Nevşehir’deki 50'nin üzerinde sivil toplum kuruluşunun oluşturduğu Milli İrade Platformu üyeleri, ülkemizde yaşanan son gelişmeler üzerine Cuma Namazı çıkışı Külliye Camii önünde bir araya geldi.

İstanbul Cumhuriyet Başsavcılığı tarafından belediyelerde örgütlü yolsuzluk ve terör suçları iddialarıyla başlatılan soruşturma devam ederken, Nevşehir Milli İrade Platformu bir basın açıklaması yayımladı.

Milli İrade Platformu, bazı siyasi çevrelerin ülkede kaos ortamı yaratmaya çalıştığını öne sürerek, milli şirketlere yönelik boykot çağrılarını eleştirdi. Gazze’deki soykırıma tepki gösterenlerin siyonist İsrail destekçisi şirketleri boykot ettiğini hatırlatan platform, “Buna destek olmak yerine eleştirenlerin, şimdi yerli ve milli markalarımıza saldırmaları manidardır” ifadelerini kullandı.

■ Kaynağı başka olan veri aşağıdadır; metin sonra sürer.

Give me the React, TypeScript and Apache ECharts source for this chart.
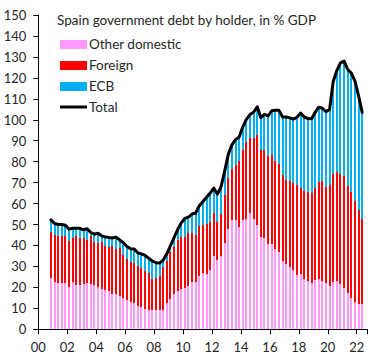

Cumhurbaşkanı Recep Tayyip Erdoğan’ın annesine karşı yapılan saygısızlık ve Türkiye’nin milli şirketlerine yönelik boykot kararına tepki gösteren Nevşehir Milli İrade Platformu ; "Dün olduğu gibi bugün de milletimizin, devletimizin ve Cumhurbaşkanımızın yanındayız. Hukuk ve adalet içinde kalarak bütün oyunları bozacağız. Asla geri adım atmayacağız. ASLA! "Hukuk ve Adalet İçinde Kararlılıkla Mücadele Edeceğiz! " ifadelerinde bulundu.

Hukuk ve Adalet İçinde Kararlılıkla Mücadele Edeceğiz!

Nevşehir Milli İrade Platformu Sözcüsü Mustafa Özdemir tarafından okunan basın açıklamasında şu ifadelere yer verildi;

"İstanbul Cumhuriyet Başsavcılığı tarafından belediyelerde örgütlü biçimde yolsuzluk ve terör suçları işlendiğine dair iddialar üzerine kapsamlı bir soruşturma yürütülmektedir.

Ne yazık ki bu ağır suçlamalar karşısında idarecilerin ve onları destekleyen siyasi çevrelerin, hukuki zeminde cevap vermek yerine, Cumhurbaşkanımız Sayın Recep Tayyip Erdoğan ve hükümeti suçlayarak ülkemizi bir kaos ve şiddet girdabına sürüklemek amacıyla zehirli bir kampanya başlattıklarına şahit oluyoruz.

Bu çevrelerin; yerli ve milli markalarımızı boykot ederek ekonomik saldırılar düzenlemekten, güvenlik güçlerimize saldırmaya kadar varan eylemlerle kendi siyasi çıkarları uğruna ülkemizi ateşe atmaktan çekinmediklerini açıkça görüyoruz. Bir buçuk yıldır Gazze'de gözlerimizin önünde gerçekleşen soykırıma tepki göstermek amacıyla siyonist örgüt İsrail destekçisi şirketleri boykot edenlere destek olmak bir tarafa eleştirenlerin şimdi de milli şirketlerimizi boykot etmeleri manidardır.

Karşımızda savunma hakkına ve yargı bağımsızlığına saygı duymak yerine, vandalizmi tercih eden, kutsal mabetlerimize zarar vermekten bile geri durmayan, Sayın Cumhurbaşkanımızın merhume annesine dil uzatacak kadar alçalan azgın bir güruh vardır.

Bu kifayetsiz muhterislerin oyunlarını da amaçlarını da çok iyi tanıyoruz. 28 Şubat'ta, Gezi kalkışmasında ve 15 Temmuz'da olduğu gibi bugün de demokrasiye, hukuka ve millet iradesine kasteden bu zihniyete karşı mücadelemizden asla taviz vermeyeceğiz.

Türkiye'yi "Galib et, çünkü bu son ordusudur İslâm'ın!" şiarıyla savunmaya devam edeceğiz. Bizler hukuktan, demokrasiden, adaletten ve hakikatten yana dik duruşumuzdan asla ödün vermedik, vermeyeceğiz.

Bu topraklarda milletimizin birliğini ve dirliğini hedef alan her türlü saldırıya, tuzağa ve oyuna karşı mücadelemiz kararlılıkla sürecektir. Dün olduğu gibi bugün de milletimizin, devletimizin ve Cumhurbaşkanımızın yanındayız. Hukuk ve adalet içinde kalarak bütün oyunları bozacağız. Asla geri adım atmayacağız. ASLA!" ifadelerinde bulundu.